Reticulate cannot bind to a static Python. The interpreter must be built --enable-shared. If py_config() errors with “shared library not found”, switch Python builds (conda-forge is the safe default on every platform).

For managing the R side of a multi-language project, see the renv guide — pin the reticulate version in renv.lock so the same setup works for your collaborators.

A modern alternative: py_require()

Since reticulate 1.41, you can skip the manual virtualenv dance and let reticulate resolve an ephemeral environment backed by uv:

py_require(
  packages = c("numpy>=1.26", "pandas", "scikit-learn"),
  python_version = "3.11"
)
np <- import("numpy")   # first call resolves and creates the venv

The manifest is a list on the R side; call py_require() with no arguments to inspect it, py_require(action = "set") to clear it, py_require(action = "remove", packages = "scikit-learn") to drop a package. If you prefer a project-level declaration, drop the same call into a pyproject.toml or .Rprofile so collaborators pick up the same environment without any extra setup.

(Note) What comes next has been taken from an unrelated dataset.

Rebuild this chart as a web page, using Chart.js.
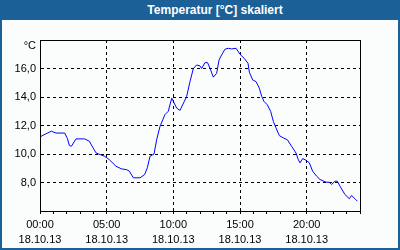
<!DOCTYPE html>
<html>
<head>
<meta charset="utf-8">
<script src="https://cdn.jsdelivr.net/npm/chart.js@4"></script>
<style>
  html, body { margin: 0; padding: 0; background: #fbfdfd; }
  #frame {
    width: 400px; height: 250px; box-sizing: border-box;
    border: 2px solid #1b6097; border-top: none; background: #fbfdfd;
  }
  #head {
    height: 20px; margin: 0 -2px; background: #1b6097; color: #fff;
    font: bold 12px "Liberation Sans", Arial, sans-serif; line-height: 20px;
    text-align: center; padding-left: 30px;
  }
  #wrap { position: relative; width: 396px; height: 228px; }
</style>
</head>
<body>
<div id="frame">
  <div id="head">Temperatur [°C] skaliert</div>
  <div id="wrap"><canvas id="chart"></canvas></div>
</div>
<script>
// Stunden seit 00:00 am 18.10.13
const HOURS = [0, 0.3, 0.85, 1.2, 1.85, 2.05, 2.2, 2.35, 2.7, 3.35, 3.7, 3.98, 4.2, 4.5, 4.85,
  5.2, 5.7, 6.1, 6.5, 6.7, 7.0, 7.5, 7.85, 8.05, 8.25, 8.55, 8.75, 9.0, 9.37, 9.62, 9.88,
  10.25, 10.5, 11.0, 11.25, 11.5, 11.75, 12.0, 12.12, 12.37, 12.57, 12.8, 13.0, 13.25, 13.43,
  13.62, 13.87, 14.12, 14.37, 14.7, 15.0, 15.3, 15.6, 15.7, 15.95, 16.2, 16.45, 16.63, 16.8,
  17.05, 17.3, 17.5, 17.7, 17.95, 18.25, 18.55, 18.87, 19.2, 19.37, 19.5, 19.7, 19.95, 20.2,
  20.45, 20.75, 21.0, 21.45, 21.7, 21.87, 22.12, 22.3, 22.5, 22.87, 23.2, 23.37, 23.62, 23.8];
const TEMPS = [11.2, 11.35, 11.6, 11.47, 11.47, 11.1, 10.6, 10.54, 11.06, 11.06, 10.9, 10.43, 10.08, 9.96, 9.84,
  9.6, 9.14, 8.96, 8.9, 8.8, 8.33, 8.33, 8.56, 9.03, 9.84, 10.0, 11.0, 11.94, 12.76, 13.0, 13.92,
  13.22, 13.06, 14.04, 15.08, 16.0, 16.25, 16.18, 16.0, 16.41, 16.41, 15.9, 15.39, 15.67, 16.6,
  16.95, 17.35, 17.42, 17.37, 17.42, 17.0, 16.72, 16.37, 15.75, 15.2, 15.08, 14.62, 14.04, 13.69,
  13.45, 12.99, 12.29, 11.83, 11.29, 11.13, 11.0, 10.54, 10.07, 9.61, 9.38, 9.68, 9.56, 9.38,
  8.79, 8.44, 8.21, 8.02, 8.02, 7.86, 8.09, 8.09, 7.74, 7.16, 6.86, 7.09, 6.86, 6.69];
const X_LABELS = ['00:00', '05:00', '10:00', '15:00', '20:00'];
const DATE_LABEL = '18.10.13';
const Y_TICKS = [8, 10, 12, 14, 16];
const UNIT = '°C';

const FONT = { family: '"Liberation Sans", Arial, sans-serif', size: 11 };

// Rahmen ums Diagramm + Einheit oben links
const frameBox = {
  id: 'frameBox',
  afterDraw(chart) {
    const { ctx, chartArea: a } = chart;
    ctx.save();
    ctx.strokeStyle = '#000';
    ctx.lineWidth = 1;
    ctx.strokeRect(Math.round(a.left) + 0.5, Math.round(a.top) + 0.5,
      Math.round(a.right - a.left), Math.round(a.bottom - a.top));
    ctx.fillStyle = '#000';
    ctx.font = '11px ' + FONT.family;
    ctx.textAlign = 'right';
    ctx.textBaseline = 'middle';
    ctx.fillText(UNIT, a.left - 4, a.top + 6);
    ctx.restore();
  }
};

new Chart(document.getElementById('chart'), {
  type: 'line',
  data: {
    datasets: [{
      data: HOURS.map((h, i) => ({ x: h, y: TEMPS[i] })),
      borderColor: '#0000ff',
      borderWidth: 1,
      pointRadius: 0,
      tension: 0,
      fill: false,
    }],
  },
  options: {
    responsive: true,
    maintainAspectRatio: false,
    animation: false,
    layout: { padding: { top: 20, right: 38, left: 0, bottom: 0 } },
    plugins: { legend: { display: false }, tooltip: { enabled: false } },
    scales: {
      x: {
        type: 'linear',
        min: 0, max: 24,
        afterFit: s => { s.height = 37; },
        ticks: {
          stepSize: 1, autoSkip: false, maxRotation: 0, padding: 3,
          color: '#000', font: { ...FONT, lineHeight: '15px' },
          callback: v => (v % 5 === 0 && v / 5 < X_LABELS.length) ? [X_LABELS[v / 5], DATE_LABEL] : '',
        },
        grid: {
          color: c => (c.tick && c.tick.value % 5 === 0) ? '#000' : 'rgba(0,0,0,0)',
          tickColor: '#000', tickLength: 3, lineWidth: 1,
        },
        border: { display: true, color: '#000', dash: [3, 3] },
      },
      y: {
        min: 6, max: 18,
        afterFit: s => { s.width = 38; },
        ticks: {
          stepSize: 2, padding: 4, color: '#000', font: FONT,
          callback: v => Y_TICKS.includes(v) ? v.toFixed(1).replace('.', ',') : '',
        },
        grid: { color: '#000', drawTicks: false, lineWidth: 1 },
        border: { display: true, color: '#000', dash: [3, 3] },
      },
    },
  },
  plugins: [frameBox],
});
</script>
</body>
</html>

This is not a replacement for a proper venv for production work, but for analysis scripts and notebooks it removes the largest source of “works on my machine” pain.

Conclusion

Reticulate is the path of least resistance between R and Python. The default virtualenv is fine for one-off work; use_python() and use_virtualenv() cover projects with a pinned interpreter; py_require() is the modern answer when you do not want to manage an env by hand. Get the type conversion table under your fingers, watch the int/double and 0/1 indexing gotchas, and the rest is ordinary R code that happens to call a Python library.